-- GIVEN INSTRUCTION --
Of the lines below, count those containing the word "matplotlib". Reply with the number alone.

# start of PROVIDED MATERIAL

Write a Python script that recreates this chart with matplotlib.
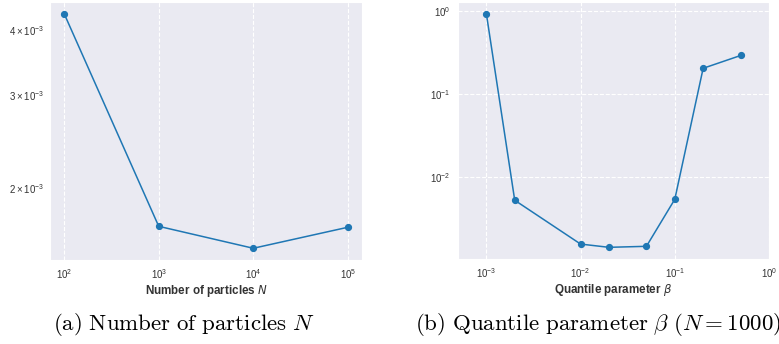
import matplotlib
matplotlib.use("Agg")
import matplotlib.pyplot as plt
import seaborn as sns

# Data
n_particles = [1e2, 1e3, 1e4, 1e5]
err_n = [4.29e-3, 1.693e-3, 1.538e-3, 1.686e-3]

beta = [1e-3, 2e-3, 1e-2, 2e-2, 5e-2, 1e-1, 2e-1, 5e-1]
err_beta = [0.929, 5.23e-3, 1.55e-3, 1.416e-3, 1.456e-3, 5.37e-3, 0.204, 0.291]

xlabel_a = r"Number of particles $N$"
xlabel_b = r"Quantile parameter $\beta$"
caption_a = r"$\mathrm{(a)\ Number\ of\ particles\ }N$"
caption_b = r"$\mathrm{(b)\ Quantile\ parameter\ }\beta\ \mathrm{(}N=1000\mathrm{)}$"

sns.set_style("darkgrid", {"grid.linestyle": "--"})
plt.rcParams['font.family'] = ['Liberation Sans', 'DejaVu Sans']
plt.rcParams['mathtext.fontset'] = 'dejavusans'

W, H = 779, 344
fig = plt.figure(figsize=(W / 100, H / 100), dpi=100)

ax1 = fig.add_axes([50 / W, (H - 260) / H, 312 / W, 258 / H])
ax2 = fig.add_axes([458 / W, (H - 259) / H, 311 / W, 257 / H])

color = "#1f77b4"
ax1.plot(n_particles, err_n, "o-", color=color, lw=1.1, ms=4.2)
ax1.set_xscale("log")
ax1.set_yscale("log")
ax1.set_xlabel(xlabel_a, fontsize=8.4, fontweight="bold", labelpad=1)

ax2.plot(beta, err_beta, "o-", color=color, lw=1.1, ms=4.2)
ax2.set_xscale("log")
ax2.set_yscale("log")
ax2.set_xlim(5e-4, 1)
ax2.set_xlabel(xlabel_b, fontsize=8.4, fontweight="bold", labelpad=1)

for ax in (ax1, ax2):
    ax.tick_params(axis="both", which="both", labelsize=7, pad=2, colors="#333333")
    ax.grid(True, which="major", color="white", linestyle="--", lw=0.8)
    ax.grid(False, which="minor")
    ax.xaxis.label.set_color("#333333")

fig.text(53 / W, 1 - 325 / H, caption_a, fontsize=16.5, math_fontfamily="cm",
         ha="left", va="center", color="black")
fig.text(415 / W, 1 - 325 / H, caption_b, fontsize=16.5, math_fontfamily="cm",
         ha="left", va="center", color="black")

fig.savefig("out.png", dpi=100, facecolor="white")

# end of PROVIDED MATERIAL

-- COMPLETED TASK --
4